Charts and diagrams as code
>> START
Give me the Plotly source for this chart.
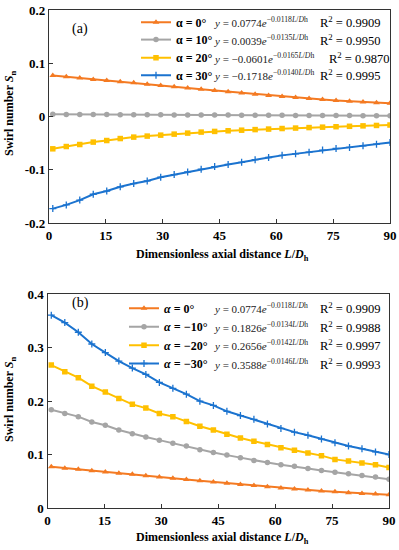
import plotly.graph_objects as go

# ---------------- data ----------------
x_ld = [1, 4.56, 8.12, 11.68, 15.24, 18.8, 22.36, 25.92, 29.48, 33.04, 36.6, 40.16, 43.72,
        47.28, 50.84, 54.4, 57.96, 61.52, 65.08, 68.64, 72.2, 75.76, 79.32, 82.88, 86.44, 90]

a0 = [0.0770, 0.0745, 0.0724, 0.0697, 0.0676, 0.0652, 0.0632, 0.0604, 0.0582, 0.0558, 0.0533, 0.0510, 0.0488,
      0.0463, 0.0442, 0.0420, 0.0396, 0.0375, 0.0355, 0.0336, 0.0318, 0.0302, 0.0287, 0.0273, 0.0260, 0.0248]
a10 = [0.0040, 0.0039, 0.0038, 0.0037, 0.0036, 0.0034, 0.0033, 0.0032, 0.0031, 0.0030, 0.0029, 0.0028, 0.0027,
       0.0026, 0.0025, 0.0024, 0.0023, 0.0022, 0.0021, 0.0020, 0.0019, 0.0018, 0.0017, 0.0016, 0.0015, 0.0014]
a20 = [-0.0607, -0.0564, -0.0526, -0.0481, -0.0451, -0.0414, -0.0387, -0.0368, -0.0350, -0.0331, -0.0312, -0.0293, -0.0280,
       -0.0268, -0.0257, -0.0246, -0.0236, -0.0226, -0.0217, -0.0208, -0.0200, -0.0192, -0.0184, -0.0176, -0.0168, -0.0160]
a30 = [-0.173, -0.166, -0.157, -0.146, -0.140, -0.132, -0.126, -0.121, -0.114, -0.109, -0.104, -0.099, -0.094,
       -0.090, -0.086, -0.081, -0.077, -0.073, -0.070, -0.067, -0.063, -0.060, -0.058, -0.055, -0.052, -0.049]

am10 = [0.184, 0.177, 0.171, 0.161, 0.155, 0.146, 0.139, 0.133, 0.127, 0.121, 0.116, 0.109, 0.104,
        0.099, 0.094, 0.089, 0.085, 0.081, 0.078, 0.074, 0.070, 0.067, 0.064, 0.061, 0.058, 0.054]
am20 = [0.2675, 0.255, 0.244, 0.228, 0.217, 0.205, 0.194, 0.187, 0.177, 0.171, 0.162, 0.153, 0.146,
        0.138, 0.131, 0.125, 0.119, 0.113, 0.108, 0.103, 0.098, 0.091, 0.088, 0.084, 0.081, 0.076]
am30 = [0.361, 0.347, 0.329, 0.307, 0.291, 0.275, 0.262, 0.250, 0.235, 0.224, 0.213, 0.200, 0.192,
        0.181, 0.173, 0.166, 0.157, 0.149, 0.142, 0.136, 0.129, 0.122, 0.116, 0.111, 0.105, 0.100]

names_a = ["α = 0°", "α = 10°", "α = 20°", "α = 30°"]
names_b = ["<i>α</i> = 0°", "<i>α = −</i>10°", "<i>α = −</i>20°", "<i>α = −</i>30°"]
eq_a = ["0.0774", "0.0039", "−0.0601", "−0.1718"]
k_a = ["0.0118", "0.0135", "0.0165", "0.0140"]
r2_a = ["0.9909", "0.9950", "0.9870", "0.9995"]
eq_b = ["0.0774", "0.1826", "0.2656", "0.3588"]
k_b = ["0.0118", "0.0134", "0.0142", "0.0146"]
r2_b = ["0.9909", "0.9988", "0.9997", "0.9993"]

x_ticks = [0, 15, 30, 45, 60, 75, 90]
ya_ticks = [-0.2, -0.1, 0, 0.1, 0.2]
ya_text = ["-0.2", "-0.1", "0", "0.1", "0.2"]
yb_ticks = [0, 0.1, 0.2, 0.3, 0.4]
yb_text = ["0", "0.1", "0.2", "0.3", "0.4"]

# ---------------- styling ----------------
W, H = 399, 550
SERIF = "Liberation Serif"
colors = ["#F47A22", "#A5A5A5", "#FFC000", "#1B73CF"]
symbols = ["triangle-up", "circle", "square", "cross-thin"]
msize = [6, 5.5, 5.5, 5]

def px_x(p):
    return p / W

def px_y(p):
    return 1 - p / H

fig = go.Figure()

series_a = [a0, a10, a20, a30]
series_b = [a0, am10, am20, am30]

leg_y_a = [22.3, 39.6, 57.7, 75.3]
leg_y_b = [308.3, 326.8, 345.3, 363.5]

def marker(i):
    mk = dict(symbol=symbols[i], size=msize[i], color=colors[i])
    if symbols[i] == "cross-thin":
        mk["line"] = dict(color=colors[i], width=1.3)
    return mk

for i, ys in enumerate(series_a):
    fig.add_trace(go.Scatter(x=x_ld, y=ys, xaxis="x", yaxis="y", mode="lines+markers",
                             name=names_a[i], line=dict(color=colors[i], width=2), marker=marker(i),
                             legend="legend" if i == 0 else f"legend{i+1}"))
for i, ys in enumerate(series_b):
    fig.add_trace(go.Scatter(x=x_ld, y=ys, xaxis="x2", yaxis="y2", mode="lines+markers",
                             name=names_b[i], line=dict(color=colors[i], width=2), marker=marker(i),
                             legend=f"legend{i+5}"))

axis_common = dict(showline=True, linecolor="#333333", linewidth=1.3, mirror=True,
                   ticks="inside", ticklen=4, tickcolor="#333333", showgrid=False, zeroline=False,
                   automargin=False,
                   tickfont=dict(family=SERIF, size=13, color="black", weight="bold"))

layout = dict(
    width=W, height=H, margin=dict(l=0, r=0, t=0, b=0, autoexpand=False),
    paper_bgcolor="white", plot_bgcolor="white", showlegend=True,
    xaxis=dict(domain=[px_x(49), px_x(390)], range=[0, 90], tickvals=x_ticks, anchor="y", **axis_common),
    yaxis=dict(domain=[px_y(223), px_y(10)], range=[-0.2, 0.2], tickvals=ya_ticks, ticktext=ya_text,
               anchor="x", **axis_common),
    xaxis2=dict(domain=[px_x(47.5), px_x(389)], range=[0, 90], tickvals=x_ticks, anchor="y2", **axis_common),
    yaxis2=dict(domain=[px_y(508), px_y(294.3)], range=[0, 0.4], tickvals=yb_ticks, ticktext=yb_text,
                anchor="x2", **axis_common),
)

for i in range(8):
    key = "legend" if i == 0 else f"legend{i+1}"
    yy = leg_y_a[i] if i < 4 else leg_y_b[i - 4]
    lx = 136 if i < 4 else 124
    layout[key] = dict(x=px_x(lx), y=px_y(yy), xanchor="left", yanchor="middle",
                       bgcolor="rgba(0,0,0,0)", borderwidth=0,
                       font=dict(family=SERIF, size=12, color="black", weight="bold"))
fig.update_layout(**layout)

ann = []
def eqn(c, k):
    return (f"<i>y</i> = {c}<i>e</i><sup>−{k}<i>L</i>/<i>D</i>h</sup>")

def txt(x, y, text, size, xanchor="center", weight="normal", color="black", angle=0):
    return dict(x=px_x(x), y=px_y(y), xref="paper", yref="paper", xanchor=xanchor, yanchor="middle",
                showarrow=False, text=text, textangle=angle,
                font=dict(family=SERIF, size=size, color=color, weight=weight))

r2x_a = [317.7, 317.7, 326.7, 317.7]
for i in range(4):
    ann.append(txt(212, leg_y_a[i], eqn(eq_a[i], k_a[i]), 11, xanchor="left", color="#222222"))
    ann.append(txt(r2x_a[i], leg_y_a[i], f"R<sup>2</sup> = {r2_a[i]}", 12.5, xanchor="left"))
    ann.append(txt(212, leg_y_b[i], eqn(eq_b[i], k_b[i]), 11, xanchor="left", color="#222222"))
    ann.append(txt(317.7, leg_y_b[i], f"R<sup>2</sup> = {r2_b[i]}", 12.5, xanchor="left"))

ann.append(txt(80, 29.3, "(a)", 14))
ann.append(txt(80, 303.3, "(b)", 14))

xtitle = "Dimensionless axial distance <i>L</i>/<i>D</i><sub>h</sub>"
ytitle = "Swirl number <i>S</i><sub>n</sub>"
for yy in (255, 538):
    ann.append(txt(222, yy, xtitle, 12, weight="bold"))
for yy in (114, 400):
    ann.append(txt(10, yy, ytitle, 12, weight="bold", angle=-90))

fig.update_layout(annotations=ann)
fig.write_html("out.html", config={"displayModeBar": False},
               post_script="document.body.style.margin='0';")
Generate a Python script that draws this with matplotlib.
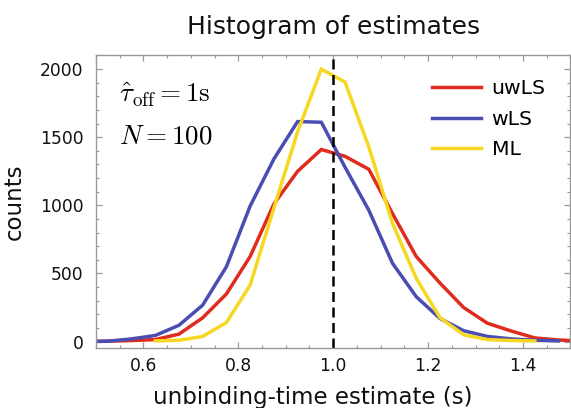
import numpy as np
import matplotlib
matplotlib.use("Agg")
import matplotlib.pyplot as plt

plt.rcParams['font.family'] = ['DejaVu Sans']
plt.rcParams['mathtext.fontset'] = 'cm'

# bin centres (s)
x_all = [0.475, 0.525, 0.575, 0.625, 0.675, 0.725, 0.775, 0.825, 0.875, 0.925,
         0.975, 1.025, 1.075, 1.125, 1.175, 1.225, 1.275, 1.325, 1.375, 1.425,
         1.475, 1.525]
uwLS = [1, 3, 8, 15, 55, 175, 350, 625, 1010, 1250, 1410, 1360, 1265, 940, 625,
        430, 250, 135, 78, 27, 12, 4]
x_wls = x_all[:21]
wLS = [1, 3, 20, 45, 120, 268, 550, 995, 1340, 1615, 1610, 1280, 965, 575, 330,
       170, 80, 38, 20, 10, 5]
x_ml = x_all[3:20]
ML = [5, 10, 38, 140, 415, 980, 1540, 2000, 1905, 1430, 868, 465, 176, 50, 15,
      8, 5]
labels = ["uwLS", "wLS", "ML"]
colors = ["#E02C1E", "#4A4DB2", "#F6D822"]
true_value = 1.0

fig = plt.figure(figsize=(5.71, 4.08), dpi=100)
ax = fig.add_axes([0.168, 0.148, 0.831, 0.717])

ax.plot(x_all, uwLS, color=colors[0], lw=2.5, label=labels[0], solid_joinstyle='miter')
ax.plot(x_wls, wLS, color=colors[1], lw=2.5, label=labels[1], solid_joinstyle='miter')
ax.plot(x_ml, ML, color=colors[2], lw=2.5, label=labels[2], solid_joinstyle='miter')
ax.axvline(true_value, color='black', lw=1.8, dashes=(4, 2.2))

ax.set_xlim(0.5, 1.5)
ax.set_ylim(-44, 2103)
ax.set_xticks([0.6, 0.8, 1.0, 1.2, 1.4])
ax.set_xticklabels(["0.6", "0.8", "1.0", "1.2", "1.4"])
ax.set_xticks(np.arange(0.5, 1.501, 0.05), minor=True)
ax.set_yticks([0, 500, 1000, 1500, 2000])
ax.set_yticks(np.arange(0, 2101, 100), minor=True)

for s in ax.spines.values():
    s.set_color('#999999')
    s.set_linewidth(1.0)
ax.tick_params(which='both', direction='in', top=True, right=True,
               color='#999999', labelsize=12.3, labelcolor='#111111')
ax.tick_params(which='major', length=4, width=0.9, pad=7)
ax.tick_params(which='minor', length=2.2, width=0.8)
ax.tick_params(axis='y', which='major', pad=9)

ax.set_title("Histogram of estimates", fontsize=18, pad=15, color='#111111')
ax.set_xlabel("unbinding-time estimate (s)", fontsize=16.5, color='#111111')
ax.xaxis.set_label_coords(0.456, -0.132)
ax.set_ylabel("counts", fontsize=16.5, color='#111111')
ax.yaxis.set_label_coords(-0.148, 0.5)

ax.text(0.048, 0.863, r"$\hat{\tau}_{\mathrm{off}}=1\mathrm{s}$", transform=ax.transAxes,
        fontsize=19.5, va='center', ha='left')
ax.text(0.048, 0.723, r"$N=100$", transform=ax.transAxes,
        fontsize=19.5, va='center', ha='left')

leg = ax.legend(loc='upper left', frameon=False, fontsize=14.7,
                handlelength=2.4, handletextpad=0.5, labelspacing=0.56,
                borderpad=0, borderaxespad=0,
                bbox_to_anchor=(0.709, 0.917))

fig.savefig("out.png", dpi=100)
>> END
◆ STATED EXERCISE
Above are some records. Reproduce the lines from the one with "Generate a Python" down to the one with "ax = fig.add_axes([0.168, 0.148, 0.831, 0.717])", keeping both, and leave every picture out.

◆ EXERCISE RESPONSE
Generate a Python script that draws this with matplotlib.
import numpy as np
import matplotlib
matplotlib.use("Agg")
import matplotlib.pyplot as plt

plt.rcParams['font.family'] = ['DejaVu Sans']
plt.rcParams['mathtext.fontset'] = 'cm'

# bin centres (s)
x_all = [0.475, 0.525, 0.575, 0.625, 0.675, 0.725, 0.775, 0.825, 0.875, 0.925,
         0.975, 1.025, 1.075, 1.125, 1.175, 1.225, 1.275, 1.325, 1.375, 1.425,
         1.475, 1.525]
uwLS = [1, 3, 8, 15, 55, 175, 350, 625, 1010, 1250, 1410, 1360, 1265, 940, 625,
        430, 250, 135, 78, 27, 12, 4]
x_wls = x_all[:21]
wLS = [1, 3, 20, 45, 120, 268, 550, 995, 1340, 1615, 1610, 1280, 965, 575, 330,
       170, 80, 38, 20, 10, 5]
x_ml = x_all[3:20]
ML = [5, 10, 38, 140, 415, 980, 1540, 2000, 1905, 1430, 868, 465, 176, 50, 15,
      8, 5]
labels = ["uwLS", "wLS", "ML"]
colors = ["#E02C1E", "#4A4DB2", "#F6D822"]
true_value = 1.0

fig = plt.figure(figsize=(5.71, 4.08), dpi=100)
ax = fig.add_axes([0.168, 0.148, 0.831, 0.717])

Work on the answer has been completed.